Dit lost Rust op door het heap-geheugen alleen toegankelijk te maken als boxed pointer, ofwel geabstraheerd via een object dat uitgaat van datatype en -lengte en dat de toegang controleert. Dit is een bekende methode die ook in veel andere talen voorkomt, maar gekoppeld aan het eigenaarschapsmodel van Rust biedt het ook op dit gebied sluitende bescherming zonder runtime controles.

Zo’n object volgt namelijk verder de levenscyclus van een normale variabele. Het geheugen wordt automatisch vrijgegeven als het object out-of-scope raakt (of wanneer de variabele handmatig wordt vernietigd). Use after free, double free of geheugenlekken zijn daardoor niet meer mogelijk.

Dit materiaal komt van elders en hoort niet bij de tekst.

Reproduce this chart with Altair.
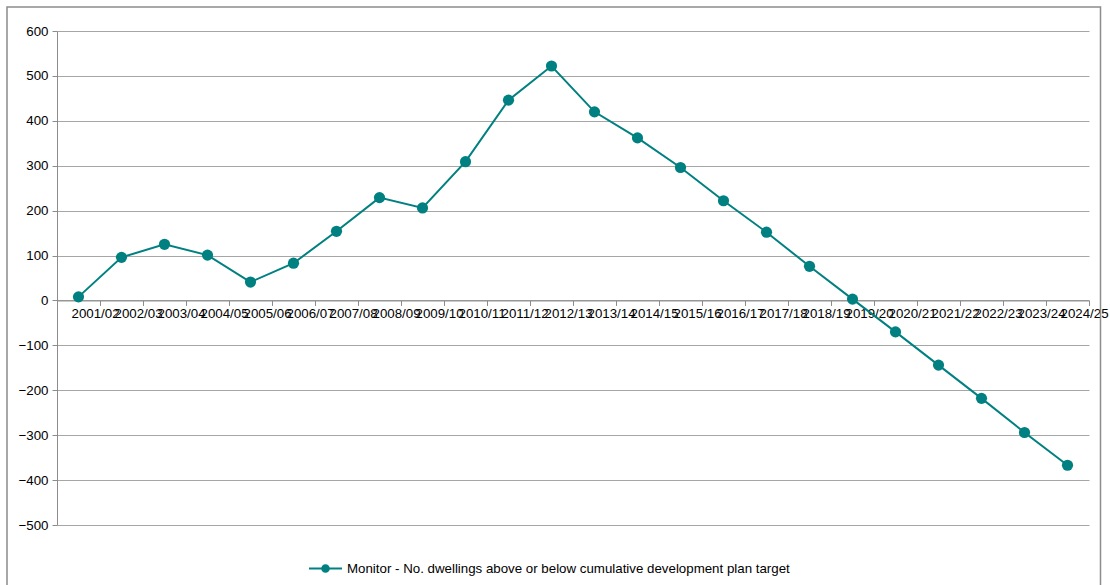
import altair as alt
import pandas as pd

years = ["2001/02", "2002/03", "2003/04", "2004/05", "2005/06", "2006/07",
         "2007/08", "2008/09", "2009/10", "2010/11", "2011/12", "2012/13",
         "2013/14", "2014/15", "2015/16", "2016/17", "2017/18", "2018/19",
         "2019/20", "2020/21", "2021/22", "2022/23", "2023/24", "2024/25"]
monitor = [8, 96, 125, 101, 41, 83, 154, 229, 206, 309, 446, 522,
           420, 362, 296, 222, 152, 76, 3, -70, -144, -218, -294, -367]
series_name = "Monitor - No. dwellings above or below cumulative development plan target"
y_ticks = list(range(-500, 601, 100))

TEAL = "#008080"
GRID = "#a6a6a6"
AXIS = "#8c8c8c"
FONT = "Liberation Sans"
FS = 13.3

df = pd.DataFrame({"year": years, "idx": list(range(len(years))),
                   "value": monitor, "series": series_name})

label_expr = "[" + ",".join(f"'{y}'" for y in years) + "][datum.value] || ''"

plot_h = 494
y_zero_px = plot_h * 600 / 1100
x_axis_offset = y_zero_px - plot_h

x_enc = alt.X(
    "pos:Q",
    scale=alt.Scale(domain=[0, len(years)], nice=False, zero=False),
    axis=alt.Axis(
        values=list(range(len(years) + 1)), labelExpr=label_expr,
        offset=x_axis_offset, tickSize=5, tickColor=AXIS, domainColor=AXIS,
        labelAlign="left", labelOffset=14, labelBaseline="top", labelPadding=1,
        labelOverlap=False, labelFlush=False, labelBound=False, grid=False,
        title=None, labelFontSize=FS, labelFont=FONT, labelColor="#000000",
        labelLimit=0,
    ),
)
y_enc = alt.Y(
    "value:Q",
    scale=alt.Scale(domain=[-500, 600], nice=False),
    axis=alt.Axis(
        values=y_ticks, grid=True, gridColor=GRID, gridWidth=1, tickSize=5,
        tickColor=AXIS, domainColor=AXIS, labelPadding=4, title=None,
        labelFontSize=FS, labelFont=FONT, labelColor="#000000",
    ),
)

base = alt.Chart(df).transform_calculate(pos="datum.idx + 0.5")

frame = alt.Chart(pd.DataFrame({"a": [0]})).mark_rect(
    fillOpacity=0, stroke="#8c8c8c", strokeWidth=1.5
).encode(
    x=alt.value(-50), x2=alt.value(1043.5), y=alt.value(-24), y2=alt.value(640)
)

line = base.mark_line(strokeWidth=2).encode(
    x=x_enc, y=y_enc,
    color=alt.Color(
        "series:N", scale=alt.Scale(range=[TEAL]),
        legend=alt.Legend(
            title=None, orient="none", legendX=251, legendY=520,
            symbolType="M-1,0L1,0M-0.2,0A0.2,0.2 0 1 1 0.2,0A0.2,0.2 0 1 1 -0.2,0",
            symbolSize=1089, symbolStrokeWidth=2, symbolFillColor=TEAL,
            labelFontSize=FS, labelFont=FONT, labelColor="#000000", labelOffset=4,
            labelLimit=0,
        ),
    ),
)
points = base.mark_circle(size=125, opacity=1, color=TEAL).encode(x=x_enc, y=y_enc)

chart = alt.layer(frame, line, points).properties(
    width=1032, height=plot_h,
    autosize=alt.AutoSizeParams(type="none"),
    padding={"left": 57, "top": 31, "right": 21, "bottom": 60},
    background="white",
).configure_view(stroke="transparent")

chart.save("out.html", embed_options={"renderer": "svg", "actions": False})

Er is nog een aspect dat hiervan profiteert: Rust is uitermate geschikt om parallelle code te schrijven. Het eigenaarsmechanisme garandeert dat er geen data races kunnen ontstaan, waarbij twee gelijktijdige taken hetzelfde stuk geheugen proberen te veranderen.

Het eigenaarsmechanisme van Rust maakt het makkelijk om multithreading op een goede manier te doen. De Servo-browser-engine weet parallellisme dan ook goed uit te buiten.

Symbiotische relatie

De eerste ideeën voor Rust stammen al van 2009, als ideetje van Mozilla-werknemer Graydon Hoare. Al snel schaarde zijn werkgever zich achter het initiatief. De reden hiervoor ligt voor de hand: het overgrote deel van de beveiligingsproblemen in Firefox (en andere browsers) is te wijten aan bugs in het geheugenbeheer. Er is dan ook een ‘symbiotische relatie’ met het Servo-project van Mozilla, een experimentele browser-engine volledig geschreven in Rust. Dit is tevens het grootste project voor de nieuwe programmeertaal tot nog toe, met op het moment zo’n 133 duizend coderegels.

Het eigenaarschapsmodel is niet geheel in isolatie ontstaan. De basis ervan werd gelegd in het C-dialect Cyclone. Rust heeft dit verder doorgevoerd. Het is echter slechts een van de vele vernieuwende features in de programmeertaal. De ontwikkelaars wilden een moderne taal maken die rekening houdt met de ontwikkelingen van de afgelopen decennia. Hoare en later de andere Rust-ontwikkelaars lieten zich onder meer inspireren door ML, C++, C#, Lisp en Ruby. Zowel imperatieve en objectgeoriënteerde als functionele ideeën komen aan bod.

Het vernieuwende is natuurlijk ook gelijk een zwakte. Nieuwkomers wordt het op deze manier wel lastig gemaakt met niet alleen een ander geheugenmodel maar ook nog een reeks andere nieuwe zaken om te leren. Bovendien kenmerkte de ontwikkeling zich steeds door ingrijpende veranderingen naarmate alle nieuwe features uitkristalliseerden. De mogelijkheden en notaties voor bijvoorbeeld pointers en objecten hebben vele iteraties doorlopen, en ook is er een tijdlang toch een optionele garbage collector geweest voor managed pointers – deze functionaliteit moet naar verluidt op een goed moment in de toekomst weer worden toegevoegd.

Nu de 1.0-lijn is vastgezet, moet het gedaan zijn met de grote veranderingen. Voor de definitieve 1.0-versie is het nu vooral zaak om de schoonheidsfoutjes glad te strijken en de documentatie op orde te brengen. Dan blijft alleen nog de vraag: happen ontwikkelaars toe, of blijft Rust een interessante maar academische poging om beter met geheugenbeheer om te gaan?